Asymptotic integration and dispersion for hyperbolic equations

TL;DR

This paper develops asymptotic integration methods to analyze decay and dispersion in hyperbolic equations with time-dependent coefficients, providing new insights into their long-term behavior and implications for nonlinear problems.

Contribution

It introduces a novel asymptotic integration approach for hyperbolic equations with time-dependent coefficients and derives explicit decay and dispersive estimates based on geometric indices.

Findings

Decay rates depend on geometric indices of the limiting equation

Representation formulas for solutions are obtained and analyzed

Time decay estimates enable treatment of nonlinear equations with Strichartz estimates

Abstract

The aim of this paper is to establish time decay properties and dispersive estimates for strictly hyperbolic equations with homogeneous symbols and with time-dependent coefficients whose derivatives are integrable. For this purpose, the method of asymptotic integration is developed for such equations and representation formulae for solutions are obtained.
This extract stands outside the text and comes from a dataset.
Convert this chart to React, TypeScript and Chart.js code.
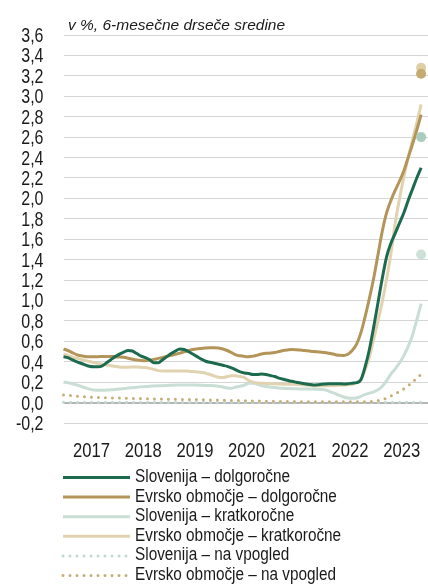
import React, { useEffect, useRef } from 'react';
import { Chart, registerables } from 'chart.js';

Chart.register(...registerables);

// ---------- data ----------
const subtitle = 'v %, 6-mesečne drseče sredine';
const years = ['2017', '2018', '2019', '2020', '2021', '2022', '2023'];
const yMin = -0.2;
const yMax = 3.6;
const yStep = 0.2;

const seriesNames = [
  'Slovenija – dolgoročne',
  'Evrsko območje – dolgoročne',
  'Slovenija – kratkoročne',
  'Evrsko območje – kratkoročne',
  'Slovenija – na vpogled',
  'Evrsko območje – na vpogled',
];

// monthly values, Jan 2017 – Dec 2023
const sloLong = [
  0.45, 0.44, 0.42, 0.40, 0.385, 0.37, 0.355, 0.35, 0.35, 0.36,
  0.39, 0.42, 0.45, 0.475, 0.495, 0.51, 0.505, 0.48, 0.455, 0.44,
  0.42, 0.39, 0.39, 0.42, 0.45, 0.48, 0.505, 0.525, 0.52, 0.50,
  0.475, 0.45, 0.425, 0.405, 0.395, 0.385, 0.375, 0.365, 0.355, 0.34,
  0.32, 0.30, 0.29, 0.285, 0.275, 0.275, 0.28, 0.275, 0.265, 0.255,
  0.24, 0.228, 0.218, 0.208, 0.2, 0.192, 0.185, 0.178, 0.173, 0.175,
  0.18, 0.182, 0.185, 0.185, 0.185, 0.183, 0.185, 0.19, 0.195, 0.22,
  0.35, 0.52, 0.74, 0.98, 1.22, 1.43, 1.56, 1.66, 1.76, 1.86,
  1.98, 2.09, 2.20, 2.30,
];
const euLong = [
  0.525, 0.51, 0.49, 0.47, 0.458, 0.452, 0.45, 0.45, 0.45, 0.452,
  0.452, 0.452, 0.45, 0.447, 0.443, 0.435, 0.425, 0.417, 0.412, 0.41,
  0.415, 0.423, 0.433, 0.443, 0.453, 0.463, 0.473, 0.484, 0.497, 0.508,
  0.52, 0.526, 0.53, 0.534, 0.537, 0.538, 0.535, 0.525, 0.51, 0.49,
  0.468, 0.458, 0.452, 0.45, 0.455, 0.465, 0.475, 0.482, 0.485, 0.49,
  0.5, 0.51, 0.516, 0.52, 0.518, 0.514, 0.51, 0.505, 0.5, 0.497,
  0.494, 0.488, 0.48, 0.47, 0.463, 0.462, 0.473, 0.51, 0.57, 0.68,
  0.84, 1.02, 1.22, 1.45, 1.68, 1.86, 1.98, 2.08, 2.17, 2.27,
  2.40, 2.53, 2.67, 2.82,
];
const sloShort = [
  0.2, 0.195, 0.185, 0.173, 0.16, 0.145, 0.132, 0.124, 0.12, 0.12,
  0.122, 0.125, 0.128, 0.132, 0.137, 0.142, 0.146, 0.15, 0.154, 0.157,
  0.16, 0.162, 0.164, 0.166, 0.168, 0.17, 0.172, 0.173, 0.173, 0.173,
  0.173, 0.172, 0.17, 0.168, 0.167, 0.165, 0.16, 0.152, 0.142, 0.14,
  0.152, 0.16, 0.172, 0.188, 0.19, 0.178, 0.165, 0.158, 0.152, 0.147,
  0.143, 0.14, 0.138, 0.136, 0.135, 0.134, 0.134, 0.133, 0.132, 0.13,
  0.127, 0.12, 0.105, 0.09, 0.07, 0.055, 0.045, 0.042, 0.045, 0.06,
  0.08, 0.092, 0.105, 0.125, 0.16, 0.215, 0.28, 0.33, 0.39, 0.46,
  0.55, 0.66, 0.81, 0.97,
];
const euShort = [
  0.477, 0.462, 0.448, 0.435, 0.423, 0.413, 0.403, 0.393, 0.384, 0.375,
  0.367, 0.36, 0.354, 0.349, 0.347, 0.347, 0.348, 0.348, 0.347, 0.343,
  0.335, 0.325, 0.313, 0.31, 0.31, 0.31, 0.31, 0.31, 0.31, 0.308,
  0.305, 0.3, 0.295, 0.288, 0.275, 0.26, 0.247, 0.245, 0.255, 0.263,
  0.262, 0.255, 0.245, 0.215, 0.2, 0.192, 0.19, 0.188, 0.186, 0.184,
  0.182, 0.18, 0.18, 0.179, 0.178, 0.175, 0.172, 0.169, 0.166, 0.164,
  0.163, 0.165, 0.167, 0.168, 0.17, 0.172, 0.175, 0.18, 0.195, 0.23,
  0.32, 0.45, 0.62, 0.8, 0.99, 1.21, 1.46, 1.76, 2.0, 2.21,
  2.4, 2.57, 2.74, 2.92,
];
const sloOvernight = [
  0.002, 0.002, 0.002, 0.002, 0.002, 0.002, 0.002, 0.002, 0.002, 0.002,
  0.002, 0.002, 0.002, 0.002, 0.002, 0.002, 0.002, 0.002, 0.002, 0.002,
  0.002, 0.002, 0.002, 0.002, 0.002, 0.002, 0.002, 0.002, 0.002, 0.002,
  0.002, 0.002, 0.002, 0.002, 0.002, 0.002, 0.002, 0.002, 0.002, 0.002,
  0.002, 0.002, 0.002, 0.002, 0.002, 0.002, 0.002, 0.002, 0.002, 0.002,
  0.002, 0.002, 0.002, 0.002, 0.002, 0.002, 0.002, 0.002, 0.002, 0.002,
  0.002, 0.002, 0.002, 0.002, 0.002, 0.002, 0.002, 0.002, 0.002, 0.002,
  0.002, 0.002, 0.002, 0.002, 0.002, 0.002, 0.002, 0.002, 0.002, 0.002,
  0.002, 0.002, 0.002, 0.002,
];
const euOvernight = [
  0.075, 0.072, 0.068, 0.064, 0.06, 0.057, 0.054, 0.052, 0.05, 0.048,
  0.047, 0.046, 0.045, 0.044, 0.043, 0.042, 0.041, 0.04, 0.039, 0.038,
  0.037, 0.036, 0.036, 0.035, 0.034, 0.033, 0.032, 0.031, 0.031, 0.03,
  0.03, 0.029, 0.028, 0.027, 0.026, 0.025, 0.024, 0.023, 0.022, 0.021,
  0.02, 0.019, 0.018, 0.017, 0.016, 0.015, 0.014, 0.013, 0.012, 0.012,
  0.011, 0.011, 0.01, 0.01, 0.01, 0.009, 0.009, 0.009, 0.008, 0.008,
  0.008, 0.008, 0.008, 0.007, 0.007, 0.007, 0.007, 0.007, 0.007, 0.007,
  0.008, 0.01, 0.014, 0.02, 0.03, 0.045, 0.065, 0.087, 0.11, 0.135,
  0.165, 0.2, 0.24, 0.275,
];

// single end-of-period markers (month index, value)
const markerMonth = 83;
const markerValues = [3.28, 3.22, 2.6, 1.45];

// ---------- styles ----------
const seriesColors = ['#1d6b4e', '#b3955a', '#c9ded5', '#e2d3b0', '#bfd9cf', '#c8ad78'];
const markerColors = ['#e0cfa6', '#c5aa72', '#a9ccbf', '#cde1d9'];
const REG = '"Liberation Sans", Arial, sans-serif';
const NARROW_SCALE = 0.82;
const TEXT = '#1a1a1a';

const toPts = (arr: number[]) => arr.map((y, i) => ({ x: i, y }));

// condensed text (Arial-Narrow-like) drawn through a horizontal scale
function narrowText(
  ctx: CanvasRenderingContext2D,
  text: string,
  x: number,
  y: number,
  size: number,
  align: CanvasTextAlign,
) {
  ctx.save();
  ctx.font = `${size}px ${REG}`;
  ctx.fillStyle = TEXT;
  ctx.textAlign = align;
  ctx.textBaseline = 'alphabetic';
  ctx.translate(x, y);
  ctx.scale(NARROW_SCALE, 1);
  ctx.fillText(text, 0, 0);
  ctx.restore();
}

const decorPlugin = {
  id: 'decor',
  afterDraw(chart: any) {
    const ctx = chart.ctx as CanvasRenderingContext2D;
    const xs = chart.scales.x;
    const ys = chart.scales.y;
    ctx.save();
    // subtitle
    ctx.fillStyle = TEXT;
    ctx.font = `italic 15.5px ${REG}`;
    ctx.textBaseline = 'alphabetic';
    ctx.textAlign = 'left';
    ctx.fillText(subtitle, 68, 29.5);

    // y tick labels
    ys.ticks.forEach((t: any) => {
      const py = ys.getPixelForValue(t.value);
      const lbl = Number(t.value).toFixed(1).replace('.', ',');
      narrowText(ctx, lbl, 43.5, py + 7, 19.5, 'right');
    });

    // x tick labels (centred on each year)
    years.forEach((yr, k) => {
      const px = xs.getPixelForValue(6.5 + 12 * k);
      narrowText(ctx, yr, px, chart.chartArea.bottom + 34, 20.3, 'center');
    });

    // legend
    const x0 = 63;
    const x1 = 130;
    const tx = 135;
    const y0 = 477.5;
    const step = 19.6;
    const items = chart.data.datasets.filter((d: any) => d.inLegend);
    items.forEach((d: any, k: number) => {
      const y = y0 + k * step;
      ctx.save();
      ctx.strokeStyle = d.borderColor;
      ctx.lineWidth = d.borderWidth;
      ctx.lineCap = d.borderDash && d.borderDash.length ? 'round' : 'butt';
      ctx.setLineDash(d.borderDash || []);
      ctx.beginPath();
      ctx.moveTo(x0, y);
      ctx.lineTo(x1, y);
      ctx.stroke();
      ctx.restore();
      narrowText(ctx, d.label, tx, y + 4.5, 18.7, 'left');
    });
    ctx.restore();
  },
};

export default function App() {
  const ref = useRef<HTMLCanvasElement | null>(null);

  useEffect(() => {
    if (!ref.current) return;
    const lineSets = [sloLong, euLong, sloShort, euShort, sloOvernight, euOvernight];
    const orders = [2, 3, 5, 4, 7, 6];
    const datasets: any[] = markerValues.map((v, k) => ({
      label: 'm' + k,
      data: [{ x: markerMonth, y: v }],
      showLine: false,
      pointRadius: 5,
      pointHoverRadius: 5,
      pointBackgroundColor: markerColors[k],
      pointBorderWidth: 0,
      borderColor: markerColors[k],
      order: k === 1 ? 0 : 1,
      clip: false,
      inLegend: false,
    }));
    lineSets.forEach((arr, k) => {
      const dotted = k >= 4;
      datasets.push({
        label: seriesNames[k],
        data: toPts(arr),
        borderColor: seriesColors[k],
        backgroundColor: seriesColors[k],
        borderWidth: 3,
        borderDash: dotted ? [0, 7] : [],
        borderCapStyle: dotted ? 'round' : 'butt',
        pointRadius: 0,
        cubicInterpolationMode: 'monotone',
        fill: false,
        order: orders[k],
        clip: false,
        inLegend: true,
      });
    });

    const chart = new Chart(ref.current, {
      type: 'line',
      data: { datasets },
      options: {
        animation: false,
        responsive: false,
        devicePixelRatio: 1,
        layout: { autoPadding: false, padding: { top: 35, right: 0, bottom: 121, left: 0 } },
        plugins: {
          legend: { display: false },
          tooltip: { enabled: false },
          title: { display: false },
        },
        scales: {
          x: {
            type: 'linear',
            min: 0,
            max: 84.6,
            grid: { display: false },
            border: { display: false },
            afterFit: (scale: any) => {
              scale.height = 40;
            },
            ticks: { display: false },
          },
          y: {
            min: yMin,
            max: yMax,
            afterFit: (scale: any) => {
              scale.width = 63.5;
            },
            border: { display: false },
            grid: {
              drawTicks: false,
              color: (c: any) => (Math.abs(c.tick.value) < 1e-9 ? '#b5b5b5' : '#d5d5d5'),
              lineWidth: (c: any) => (Math.abs(c.tick.value) < 1e-9 ? 2 : 1),
            },
            ticks: {
              display: false,
              stepSize: yStep,
              autoSkip: false,
            },
          },
        },
      },
      plugins: [decorPlugin],
    });
    return () => chart.destroy();
  }, []);

  return (
    <div style={{ position: 'absolute', left: 0, top: 0, width: 428, height: 584, background: '#fff' }}>
      <canvas ref={ref} width={428} height={584} style={{ display: 'block' }} />
    </div>
  );
}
These formulae are analysed further to obtain time decay of Lp-Lq norms of propagators for the corresponding Cauchy problems. It turns out that the decay rates can be expressed in terms of certain geometric indices of the limiting equation and we carry out the thorough analysis of this relation. This provides a comprehensive view on asymptotic properties of solutions to time-perturbations of hyperbolic equations with constant coefficients. Moreover, we also obtain the time decay rate of the Lp-Lq estimates for equations of these kinds, so the time well-posedness of the corresponding nonlinear equations with additional semilinearity can be treated by standard Strichartz estimates.